## PROBLEM TO WORK ON
Produce an exact transcription of the listing below, omitting the pictures.

>> start SUPPLIED DATA

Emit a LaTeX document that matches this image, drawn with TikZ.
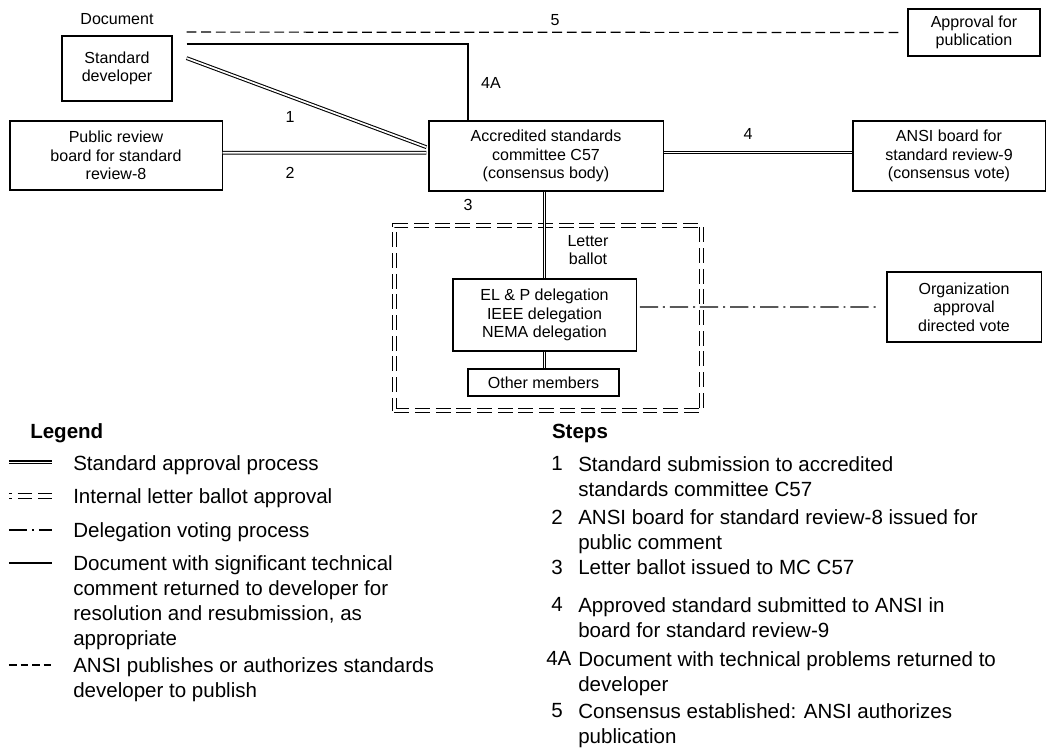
\documentclass[tikz,border=0pt]{standalone}
\usepackage{fontspec}
\setmainfont{Liberation Sans}
\usetikzlibrary{positioning}

\newcommand{\boxfont}{\fontsize{11.4}{13.2}\selectfont}
\newcommand{\legendfont}{\fontsize{14.6}{17.7}\selectfont}

\begin{document}
\begin{tikzpicture}[
    x=0.025cm, y=-0.025cm,
    box/.style={rectangle, draw, line width=0.75pt, align=center, font=\boxfont},
    approval/.style={double, line width=0.75pt, double distance=1.2pt},
    ballot/.style={draw, double, line width=0.7pt, double distance=2.4pt, dash pattern=on 10.5pt off 4.2pt},
    voting/.style={line width=0.85pt, dash pattern=on 13pt off 3.5pt on 1.4pt off 3.5pt},
    returned/.style={line width=0.85pt},
    publish/.style={line width=0.85pt, dash pattern=on 7pt off 3.4pt},
    tag/.style={font=\boxfont},
    legtext/.style={font=\legendfont, align=left, anchor=north west, inner sep=0pt},
    head/.style={font=\legendfont\bfseries, inner sep=0pt}
]
\useasboundingbox (0,0) rectangle (1048,753);

% Letter ballot frame
\node[ballot, inner sep=0pt, minimum width=7.675cm, minimum height=4.625cm] (frame) at (548,318) {};

% Boxes
\node[tag] (doclabel) at (117,19) {Document};
\node[box, minimum width=2.75cm, minimum height=1.625cm] (dev) at (117,68.5) {Standard\\developer};
\node[box, minimum width=5.3cm, minimum height=1.725cm] (review) at (116,155.5) {Public review\\board for standard\\review-8};
\node[box, minimum width=5.85cm, minimum height=1.75cm] (asc) at (546,156) {Accredited standards\\committee C57\\(consensus body)};
\node[box, minimum width=4.8cm, minimum height=1.75cm] (ansi) at (949,156) {ANSI board for\\standard review-9\\(consensus vote)};
\node[box, minimum width=3.3cm, minimum height=1.175cm] (pub) at (974,32.5) {Approval for\\publication};
\node[box, minimum width=4.575cm, minimum height=1.8cm] (deleg) at (544.5,315) {EL \& P delegation\\IEEE delegation\\NEMA delegation};
\node[box, minimum width=3.775cm, minimum height=0.675cm] (other) at (543.5,382.5) {Other members};
\node[box, minimum width=3.85cm, minimum height=1.75cm] (org) at (964,307) {Organization\\approval\\directed vote};
\node[tag, align=center] (letter) at (588,250) {Letter\\ballot};

% Connections
\draw[approval] ([xshift=0.35cm,yshift=0.26cm]dev.east) -- ([xshift=-0.05cm,yshift=0.22cm]asc.west);
\draw[approval] ([yshift=0.07cm]review.east) -- ([xshift=-0.05cm,yshift=0.08cm]asc.west);
\draw[approval] ([yshift=0.085cm]asc.east) -- ([yshift=0.085cm]ansi.west);
\draw[approval] (asc.south -| deleg.north) -- (deleg.north);
\draw[approval] (deleg.south) -- (deleg.south |- other.north);
\draw[returned] ([xshift=0.35cm,yshift=0.61cm]dev.east) -| ([xshift=-1.95cm]asc.north);
\draw[publish] ([xshift=0.35cm,yshift=0.91cm]dev.east) -- ([xshift=-0.2cm]pub.west);
\draw[voting] ([xshift=0.08cm,yshift=0.2cm]deleg.east) -- ([xshift=-0.22cm]org.west);

% Step numbers on the diagram
\node[tag] (n1) at (290,117) {1};
\node[tag] (n2) at (290,173) {2};
\node[tag] (n3) at (468,205) {3};
\node[tag] (n4) at (748,134) {4};
\node[tag] (n4a) at (491,83) {4A};
\node[tag] (n5) at (555,20) {5};

% Legend
\node[head, anchor=west] (legend) at (30,433) {Legend};
\node[legtext] (lg1) at (73,455.4) {Standard approval process};
\node[legtext] (lg2) at (73,488.4) {Internal letter ballot approval};
\node[legtext] (lg3) at (73,522.4) {Delegation voting process};
\node[legtext] (lg4) at (73,555.4) {Document with significant technical\\comment returned to developer for\\resolution and resubmission, as\\appropriate};
\node[legtext] (lg5) at (73,657.4) {ANSI publishes or authorizes standards\\developer to publish};

\draw[approval] ([xshift=-1.6cm,yshift=-0.175cm]lg1.north west) -- ++(1.075cm,0);
\draw[ballot, dash phase=8.5pt] ([xshift=-1.6cm,yshift=-0.19cm]lg2.north west) -- ++(1.075cm,0);
\draw[voting] ([xshift=-1.6cm,yshift=-0.19cm]lg3.north west) -- ++(1.075cm,0);
\draw[returned] ([xshift=-1.6cm,yshift=-0.19cm]lg4.north west) -- ++(1.075cm,0);
\draw[publish, dash pattern=on 5.6pt off 2.6pt] ([xshift=-1.6cm,yshift=-0.19cm]lg5.north west) -- ++(1.075cm,0);

% Steps
\node[head] (steps) at (580,433) {Steps};
\node[legtext] (s1) at (551,456.4) {1};
\node[legtext] (t1) at (578,456.4) {Standard submission to accredited\\standards committee C57};
\node[legtext] (s2) at (551,509.4) {2};
\node[legtext] (t2) at (578,509.4) {ANSI board for standard review-8 issued for\\public comment};
\node[legtext] (s3) at (551,559.4) {3};
\node[legtext] (t3) at (578,559.4) {Letter ballot issued to MC C57};
\node[legtext] (s4) at (551,597.4) {4};
\node[legtext] (t4) at (578,597.4) {Approved standard submitted to ANSI in\\board for standard review-9};
\node[legtext] (s4a) at (546,651.4) {4A};
\node[legtext] (t4a) at (578,651.4) {Document with technical problems returned to\\developer};
\node[legtext] (s5) at (551,703.4) {5};
\node[legtext] (t5) at (578,703.4) {Consensus established: ANSI authorizes\\publication};

\end{tikzpicture}
\end{document}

>> end SUPPLIED DATA

## RESPONSE TO THIS TASK
Emit a LaTeX document that matches this image, drawn with TikZ.
\documentclass[tikz,border=0pt]{standalone}
\usepackage{fontspec}
\setmainfont{Liberation Sans}
\usetikzlibrary{positioning}

\newcommand{\boxfont}{\fontsize{11.4}{13.2}\selectfont}
\newcommand{\legendfont}{\fontsize{14.6}{17.7}\selectfont}

\begin{document}
\begin{tikzpicture}[
    x=0.025cm, y=-0.025cm,
    box/.style={rectangle, draw, line width=0.75pt, align=center, font=\boxfont},
    approval/.style={double, line width=0.75pt, double distance=1.2pt},
    ballot/.style={draw, double, line width=0.7pt, double distance=2.4pt, dash pattern=on 10.5pt off 4.2pt},
    voting/.style={line width=0.85pt, dash pattern=on 13pt off 3.5pt on 1.4pt off 3.5pt},
    returned/.style={line width=0.85pt},
    publish/.style={line width=0.85pt, dash pattern=on 7pt off 3.4pt},
    tag/.style={font=\boxfont},
    legtext/.style={font=\legendfont, align=left, anchor=north west, inner sep=0pt},
    head/.style={font=\legendfont\bfseries, inner sep=0pt}
]
\useasboundingbox (0,0) rectangle (1048,753);

% Letter ballot frame
\node[ballot, inner sep=0pt, minimum width=7.675cm, minimum height=4.625cm] (frame) at (548,318) {};

% Boxes
\node[tag] (doclabel) at (117,19) {Document};
\node[box, minimum width=2.75cm, minimum height=1.625cm] (dev) at (117,68.5) {Standard\\developer};
\node[box, minimum width=5.3cm, minimum height=1.725cm] (review) at (116,155.5) {Public review\\board for standard\\review-8};
\node[box, minimum width=5.85cm, minimum height=1.75cm] (asc) at (546,156) {Accredited standards\\committee C57\\(consensus body)};
\node[box, minimum width=4.8cm, minimum height=1.75cm] (ansi) at (949,156) {ANSI board for\\standard review-9\\(consensus vote)};
\node[box, minimum width=3.3cm, minimum height=1.175cm] (pub) at (974,32.5) {Approval for\\publication};
\node[box, minimum width=4.575cm, minimum height=1.8cm] (deleg) at (544.5,315) {EL \& P delegation\\IEEE delegation\\NEMA delegation};
\node[box, minimum width=3.775cm, minimum height=0.675cm] (other) at (543.5,382.5) {Other members};
\node[box, minimum width=3.85cm, minimum height=1.75cm] (org) at (964,307) {Organization\\approval\\directed vote};
\node[tag, align=center] (letter) at (588,250) {Letter\\ballot};

% Connections
\draw[approval] ([xshift=0.35cm,yshift=0.26cm]dev.east) -- ([xshift=-0.05cm,yshift=0.22cm]asc.west);
\draw[approval] ([yshift=0.07cm]review.east) -- ([xshift=-0.05cm,yshift=0.08cm]asc.west);
\draw[approval] ([yshift=0.085cm]asc.east) -- ([yshift=0.085cm]ansi.west);
\draw[approval] (asc.south -| deleg.north) -- (deleg.north);
\draw[approval] (deleg.south) -- (deleg.south |- other.north);
\draw[returned] ([xshift=0.35cm,yshift=0.61cm]dev.east) -| ([xshift=-1.95cm]asc.north);
\draw[publish] ([xshift=0.35cm,yshift=0.91cm]dev.east) -- ([xshift=-0.2cm]pub.west);
\draw[voting] ([xshift=0.08cm,yshift=0.2cm]deleg.east) -- ([xshift=-0.22cm]org.west);

% Step numbers on the diagram
\node[tag] (n1) at (290,117) {1};
\node[tag] (n2) at (290,173) {2};
\node[tag] (n3) at (468,205) {3};
\node[tag] (n4) at (748,134) {4};
\node[tag] (n4a) at (491,83) {4A};
\node[tag] (n5) at (555,20) {5};

% Legend
\node[head, anchor=west] (legend) at (30,433) {Legend};
\node[legtext] (lg1) at (73,455.4) {Standard approval process};
\node[legtext] (lg2) at (73,488.4) {Internal letter ballot approval};
\node[legtext] (lg3) at (73,522.4) {Delegation voting process};
\node[legtext] (lg4) at (73,555.4) {Document with significant technical\\comment returned to developer for\\resolution and resubmission, as\\appropriate};
\node[legtext] (lg5) at (73,657.4) {ANSI publishes or authorizes standards\\developer to publish};

\draw[approval] ([xshift=-1.6cm,yshift=-0.175cm]lg1.north west) -- ++(1.075cm,0);
\draw[ballot, dash phase=8.5pt] ([xshift=-1.6cm,yshift=-0.19cm]lg2.north west) -- ++(1.075cm,0);
\draw[voting] ([xshift=-1.6cm,yshift=-0.19cm]lg3.north west) -- ++(1.075cm,0);
\draw[returned] ([xshift=-1.6cm,yshift=-0.19cm]lg4.north west) -- ++(1.075cm,0);
\draw[publish, dash pattern=on 5.6pt off 2.6pt] ([xshift=-1.6cm,yshift=-0.19cm]lg5.north west) -- ++(1.075cm,0);

% Steps
\node[head] (steps) at (580,433) {Steps};
\node[legtext] (s1) at (551,456.4) {1};
\node[legtext] (t1) at (578,456.4) {Standard submission to accredited\\standards committee C57};
\node[legtext] (s2) at (551,509.4) {2};
\node[legtext] (t2) at (578,509.4) {ANSI board for standard review-8 issued for\\public comment};
\node[legtext] (s3) at (551,559.4) {3};
\node[legtext] (t3) at (578,559.4) {Letter ballot issued to MC C57};
\node[legtext] (s4) at (551,597.4) {4};
\node[legtext] (t4) at (578,597.4) {Approved standard submitted to ANSI in\\board for standard review-9};
\node[legtext] (s4a) at (546,651.4) {4A};
\node[legtext] (t4a) at (578,651.4) {Document with technical problems returned to\\developer};
\node[legtext] (s5) at (551,703.4) {5};
\node[legtext] (t5) at (578,703.4) {Consensus established: ANSI authorizes\\publication};

\end{tikzpicture}
\end{document}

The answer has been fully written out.